Increased local density of states and electromagnetic well effect by using very thin hyperbolic metamaterial

Hyperbolic material (HM) is proven to dramatically increase the power emitted by a source near its surface or inside it. Moreover, the power emitted by a source is mostly directed into the HM thanks to a very wide spatial wave spectrum that is allowed to propagate, and carry power, inside the HM. These exotic properties of HM gained a great interest for applications such as increased rate of spontaneous emission by dye molecules, or novel and improved absorbers, both at microwave and optic frequencies. Here we show the impact of the thickness of a HM substrate on the power emitted by a source close to its surface in order to explore the principles for decreasing the thickness of HM based designs. We initiate the analysis with vertical and transverse dipoles located at a certain distance from the surface of a homogeneous HM substrate grounded at the bottom.

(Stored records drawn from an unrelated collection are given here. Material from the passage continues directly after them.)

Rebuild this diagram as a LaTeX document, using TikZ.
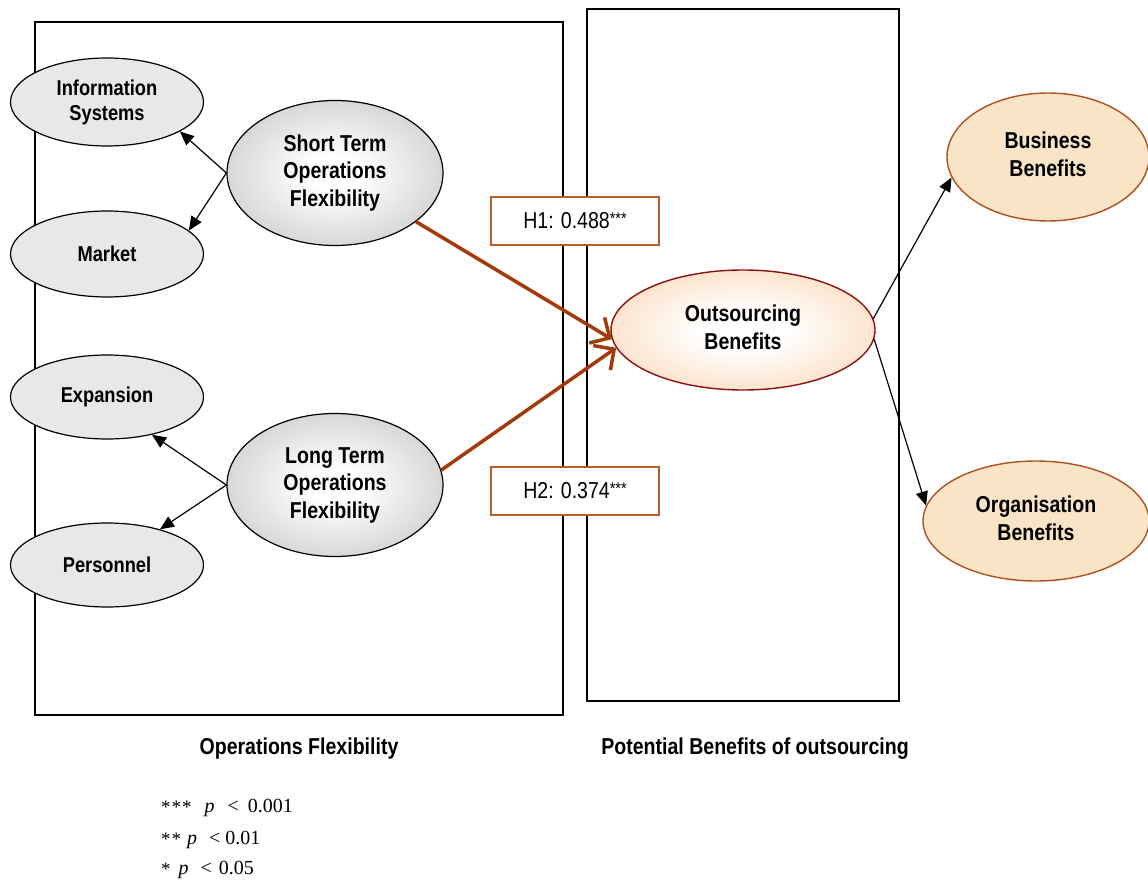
\documentclass[tikz,border=0pt]{standalone}
\usepackage{fontspec}
\setmainfont{Liberation Sans}[FakeStretch=0.85]
\newfontfamily\legendfont{Liberation Serif}
\usetikzlibrary{shapes.geometric,arrows.meta}
\definecolor{smallfill}{HTML}{E8E8E8}
\definecolor{grayedge}{HTML}{A4A4A4}
\definecolor{orangeedge}{HTML}{F9BC84}
\definecolor{peach}{HTML}{FAE4C6}
\definecolor{peachborder}{HTML}{B0501E}
\definecolor{osborder}{HTML}{8B1010}
\definecolor{brownarrow}{HTML}{A33A0A}
\definecolor{boxborder}{HTML}{B5602A}
\pgfdeclareradialshading{grayrad}{\pgfpoint{0bp}{0bp}}{color(0bp)=(white); color(6bp)=(white); color(50bp)=(grayedge)}
\pgfdeclareradialshading{orangerad}{\pgfpoint{0bp}{0bp}}{color(0bp)=(white); color(8bp)=(white); color(50bp)=(orangeedge)}
\newcommand{\liftlines}[2]{\raisebox{#1}{\begin{tabular}{@{}c@{}}#2\end{tabular}}}
\newcommand{\stars}{\raisebox{0.35ex}{\fontsize{17}{17}\selectfont***}}
\newcommand{\lstar}{\raisebox{-0.15ex}{\fontsize{19}{19}\selectfont*}}
\tikzset{
  frame/.style={draw=black, line width=1.4pt},
  smallell/.style={ellipse, draw=black, line width=1.2pt, fill=smallfill, minimum width=193pt, minimum height=88pt, inner sep=0pt, align=center, font=\fontsize{21.5}{25}\selectfont\bfseries},
  bigell/.style={ellipse, draw=black, line width=1.2pt, shading=grayrad, minimum width=216pt, minimum height=145pt, inner sep=0pt, align=center, font=\fontsize{23}{27.5}\selectfont\bfseries},
  osell/.style={ellipse, draw=osborder, line width=1.4pt, shading=orangerad, minimum width=264pt, minimum height=120pt, inner sep=0pt, align=center, font=\fontsize{23}{27.5}\selectfont\bfseries},
  benell/.style={ellipse, draw=peachborder, line width=1.4pt, fill=peach, inner sep=0pt, align=center, font=\fontsize{23}{27.5}\selectfont\bfseries},
  hbox/.style={draw=boxborder, line width=1.5pt, fill=white, minimum width=168pt, minimum height=48pt, inner sep=0pt, font=\fontsize{23}{27}\selectfont},
  blackarrow/.style={draw=black, line width=1.2pt, -{Triangle[length=14pt,width=12pt]}},
  brownarr/.style={draw=brownarrow, line width=3.5pt, -{Straight Barb[length=15pt,width=30pt,line width=3.5pt]}},
  caption/.style={font=\fontsize{23}{27}\selectfont\bfseries},
  legend/.style={anchor=west, inner sep=0pt, font=\legendfont\fontsize{20}{22}\selectfont}
}
\begin{document}
\begin{tikzpicture}[x=1pt,y=-1pt]
\useasboundingbox (0,0) rectangle (1148,882);
% frames
\draw[frame] (35,22) rectangle (563,715);
\draw[frame] (587,9) rectangle (899,701);
% small ellipses
\node[smallell] (info) at (107,102) {Information\\Systems};
\node[smallell, minimum height=86pt] (mk) at (107,254) {Market};
\node[smallell, minimum height=84pt] (ex) at (107,397) {Expansion};
\node[smallell, minimum height=84pt] (pe) at (107,565) {Personnel};
% big ellipses
\node[bigell] (st) at (335,173) {Short Term\\Operations\\Flexibility};
\node[bigell, minimum height=143pt] (lt) at (335,485) {Long Term\\Operations\\Flexibility};
% outcome
\node[osell] (os) at (743,330) {\liftlines{6pt}{Outsourcing\\Benefits}};
\node[benell, minimum width=202pt, minimum height=128pt] (bb) at (1048,157) {\liftlines{2pt}{Business\\Benefits}};
\node[benell, minimum width=226pt, minimum height=120pt] (og) at (1036,521) {\liftlines{5pt}{Organisation\\Benefits}};
% hypothesis boxes
\node[hbox] (h1) at (575,221) {H1: 0.488\stars};
\node[hbox] (h2) at (575,491) {H2: 0.374\stars};
% arrows
\draw[blackarrow] (st.west) -- (info.-22);
\draw[blackarrow] (st.west) -- (mk.16);
\draw[blackarrow] (lt.west) -- (ex.-40);
\draw[blackarrow] (lt.west) -- (pe.34);
\draw[brownarr] (st.-31) -- (os.184);
\draw[brownarr] (lt.8) -- (os.188);
\draw[blackarrow] (os.5) -- (bb.192);
\draw[blackarrow] (os.-4) -- (og.172);
% captions
\node[caption] (c1) at (299,749) {Operations Flexibility};
\node[caption] (c2) at (755,749) {Potential Benefits of outsourcing};
% legend
\node[legend] (l1) at (161,808) {\lstar\hspace{1pt}\lstar\hspace{1pt}\lstar\hspace{13pt}\textit{p}\hspace{13pt}<\hspace{9pt}0.001};
\node[legend] (l2) at (161,840) {\lstar\hspace{1pt}\lstar\hspace{6pt}\textit{p}\hspace{12pt}<\hspace{5pt}0.01};
\node[legend] (l3) at (161,870) {\lstar\hspace{8pt}\textit{p}\hspace{12pt}<\hspace{7pt}0.05};
\end{tikzpicture}
\end{document}
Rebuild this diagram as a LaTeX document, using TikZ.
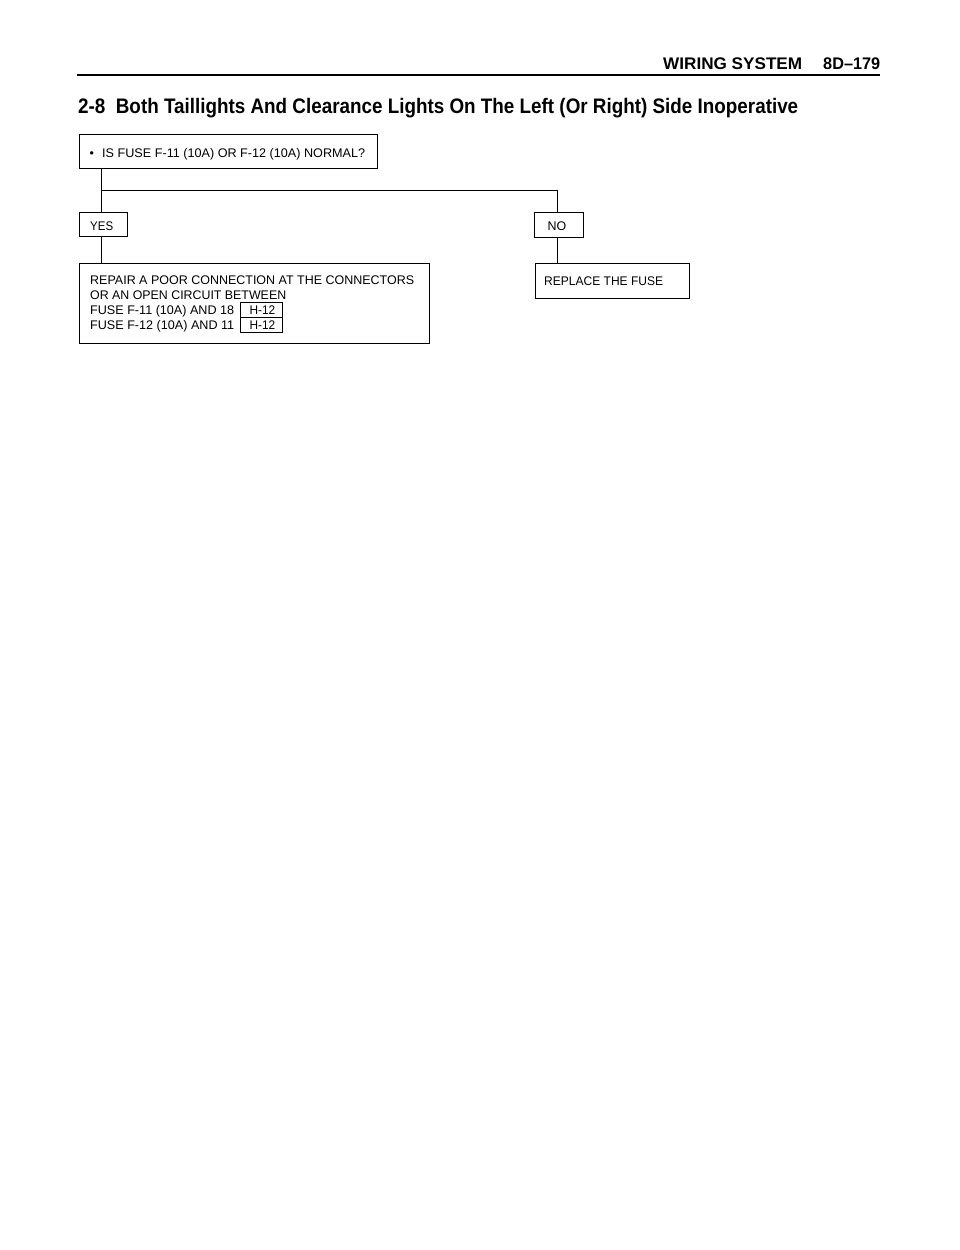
\documentclass[tikz,border=0pt]{standalone}
\usepackage{fontspec}
\setmainfont{Liberation Sans}
\usepackage{graphicx}
\newsavebox\fitbox
\newlength\fitlen
\newcommand\fitx[2]{\sbox\fitbox{#2}\setlength\fitlen{\wd\fitbox}\pgfmathsetmacro\fitsx{#1/\fitlen}\scalebox{\fitsx}[1]{\usebox\fitbox}}
\begin{document}
\begin{tikzpicture}[x=1pt,y=-1pt,
  box/.style={draw, line width=0.9pt, inner sep=0pt, anchor=north west},
  txt/.style={anchor=base west, inner sep=0pt, font=\fontsize{12.5}{15}\selectfont},
  hdr/.style={anchor=base west, inner sep=0pt, font=\bfseries\fontsize{16.8}{20}\selectfont},
  ttl/.style={anchor=base west, inner sep=0pt, font=\bfseries\fontsize{21}{25}\selectfont},
  wire/.style={line width=0.9pt}]
\useasboundingbox (0,0) rectangle (960,1250);
\fill[white] (0,0) rectangle (960,1250);
% header
\node[hdr] (hdr1) at (663,69) {\fitx{139}{WIRING SYSTEM}};
\node[hdr] (hdr2) at (823,69) {\fitx{57}{8D–179}};
\coordinate (rl) at (77,75);
\coordinate (rr) at (880,75);
\draw[line width=2.2pt] (rl) -- (rr);
% title
\node[ttl] (title) at (78,113) {\fitx{720}{2-8\ \ Both Taillights And Clearance Lights On The Left (Or Right) Side Inoperative}};
% boxes
\node[box, minimum width=298pt, minimum height=34pt] (q) at (78.5,133.5) {};
\node[box, minimum width=48pt, minimum height=24.5pt] (yes) at (78.5,211.5) {};
\node[box, minimum width=49pt, minimum height=25pt] (no) at (534,211.5) {};
\node[box, minimum width=350pt, minimum height=80pt] (repair) at (78.5,263) {};
\node[box, minimum width=154pt, minimum height=34.5pt] (replace) at (535,263) {};
\node[box, minimum width=42pt, minimum height=14.4pt] (h1) at (240,302.3) {};
\node[box, minimum width=42pt, minimum height=15pt] (h2) at (240,316.7) {};
% texts
\node[txt] (qb) at (89.5,157) {•};
\node[txt] (qt) at (102,157) {\fitx{263}{IS FUSE F-11 (10A) OR F-12 (10A) NORMAL?}};
\node[txt] (yt) at (90,230) {\fitx{23}{YES}};
\node[txt] (nt) at (547.3,230.5) {\fitx{18.7}{NO}};
\node[txt] (r1) at (90,284) {\fitx{324}{REPAIR A POOR CONNECTION AT THE CONNECTORS}};
\node[txt] (r2) at (90,299) {\fitx{196}{OR AN OPEN CIRCUIT BETWEEN}};
\node[txt] (r3) at (90,314) {\fitx{144}{FUSE F-11 (10A) AND 18}};
\node[txt] (r4) at (90,329.3) {\fitx{144}{FUSE F-12 (10A) AND 11}};
\node[txt] (h1t) at (249.3,314) {\fitx{25.7}{H-12}};
\node[txt] (h2t) at (249.3,329.3) {\fitx{25.7}{H-12}};
\node[txt] (rpt) at (544,285) {\fitx{119}{REPLACE THE FUSE}};
% connectors
\coordinate (br) at (101.7,190);
\draw[wire] (q.south -| br) -- (br |- yes.north);
\draw[wire] (br) -| ([xshift=-1.8pt]no.north);
\draw[wire] (br |- yes.south) -- (br |- repair.north);
\draw[wire] ([xshift=-1.8pt]no.south) -- ([xshift=-1.8pt]no.south |- replace.north);
\end{tikzpicture}
\end{document}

Then the same analysis is extended to a realistic HM design with metal/dielectric multilayers by using transmission line formalism of TE and TM waves (thus taking the heterogeneity of the layered medium into account). The spatial spectrum of the power directed into HM is shown to possess different distributions for HM substrates with different thicknesses; however the amount of the total emitted power and the ratio of power directed towards the HM substrate exhibit little dependence on the thickness of the substrate. This important result proves that very thin HMs are a new promising technology for enabling engineers to design extremely thin absorbers.